Some Early Lines
Early Tramroads and Plateways.
In the same part of the country as the Cromford and High Peak Railway was another, even older, line built with much the same idea in mind: that of making a link over the High Peak hills from Manchester eastwards, in this cast to north Derbyshire and the Sheffield area. It was originally planned as a canal, and the first section of it was actually built as such. However, from Bugsworth, an important inland canal basin around the turn of the eighteenth century, the terrain was considered unsuitable for a canal and so the Peak Forest Tramway came into being, running in a south-easterly direction to the extensive lime quarries around Dove Holes. It was opened in 1799, and was one of the earliest through tramroads, or plateways, using cast iron rails, in the country. (The cast iron edge rail is thought to have been first introduced in 1789 at Loughborough.)

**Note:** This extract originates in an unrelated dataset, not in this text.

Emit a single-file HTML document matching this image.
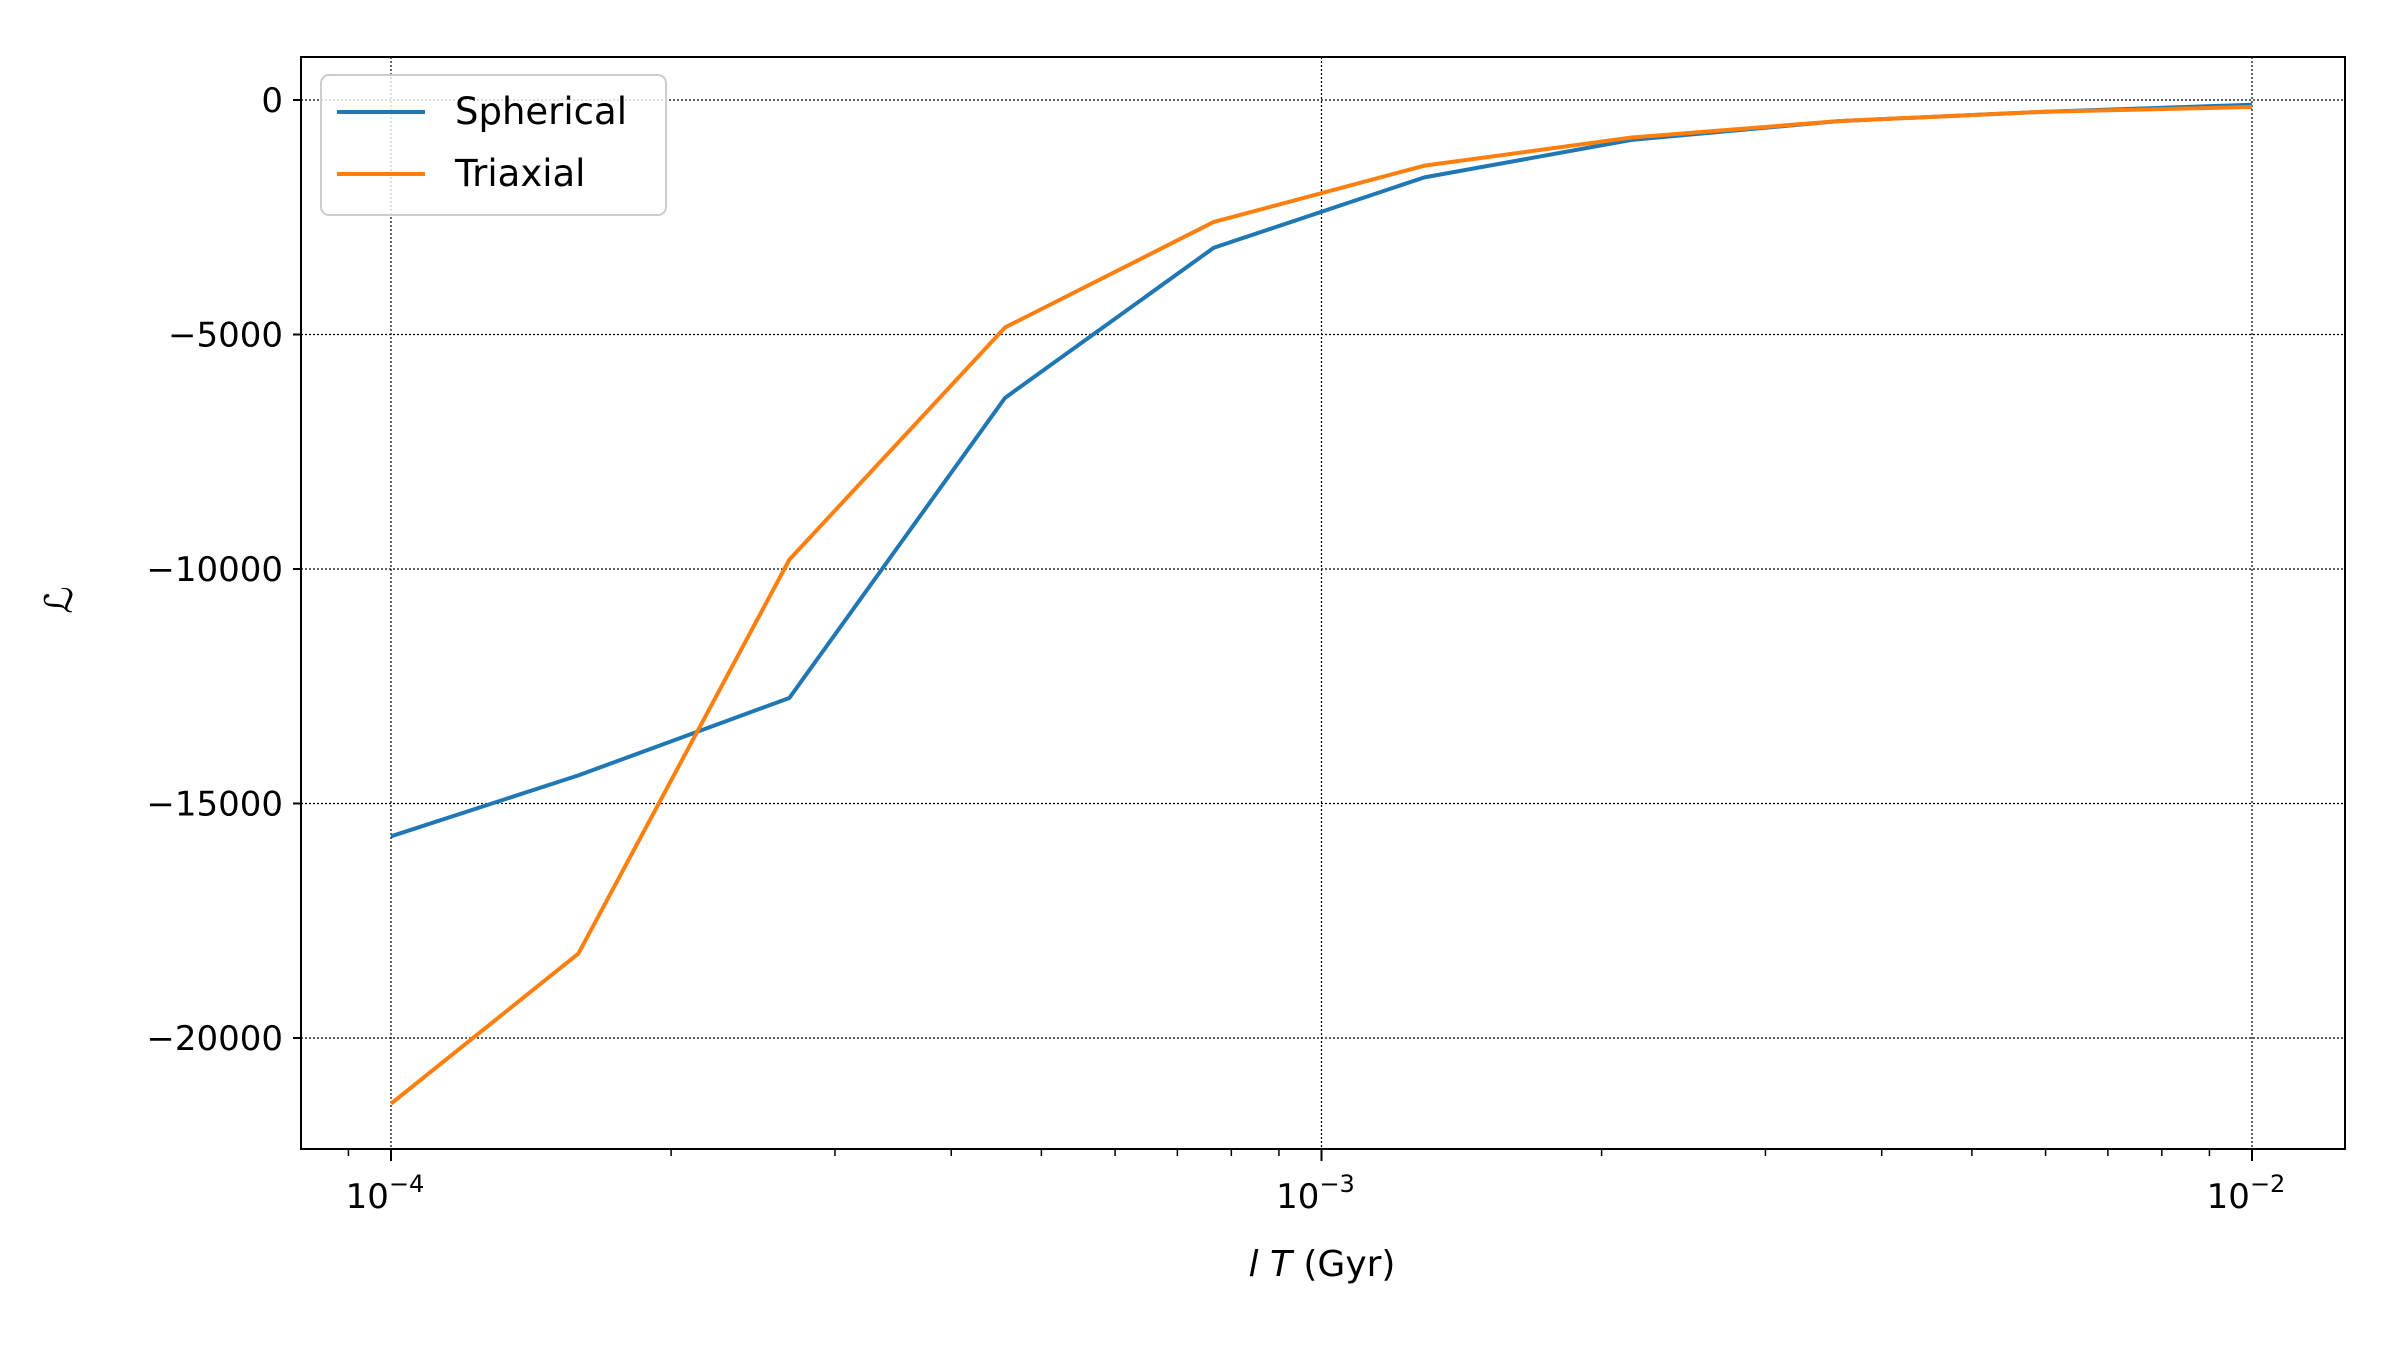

During its 128 years of existence it never employed any motive power other than horses. The general contour of the line was a gradually ascending one, with an inclined plane 512 yards long in the centre section. As the gradient was in favour of the descending loaded wagons this could be rope-worked, with a controlling brake drum at the top. The line, which was 6½ miles long, rose some 625 feet in all, with a summit 1,158 feet above sea level. It was last used in 1926 and the track lifted, but the course of the line can still be followed in places. The line was at one time leased to the Manchester, Sheffield & Lincolnshire Railway, coming into that company’s full control in 1863 and passing in time to the Great Central and the LNER.
Another very early plateway, near Derby itself, was a line from Little Eaton to Kilburn and Denby, built in 1795 (the later Midland Railway Ripley branch followed more or less the same course) and in use until 1908. It was known as the Little Eaton Gangway.
A little further south is Ashby-de-la-Zouch where the Ashby Canal had thirty miles of lock-free waterway with twenty miles of connecting tramways radiating into the Leicester coalfields. The canal was sold in 1846 to the Midland Railway and some of the beds were subsequently used for railway construction. One of the branches was the Ticknall Tramroad, with the unusual gauge of 4ft 2 in, and after the Ashby to Melbourne line was opened it ran to Ticknall with a branch to Dinsdale Quarry, a distance of 4½ miles. The last trip was on 20 May, 1913.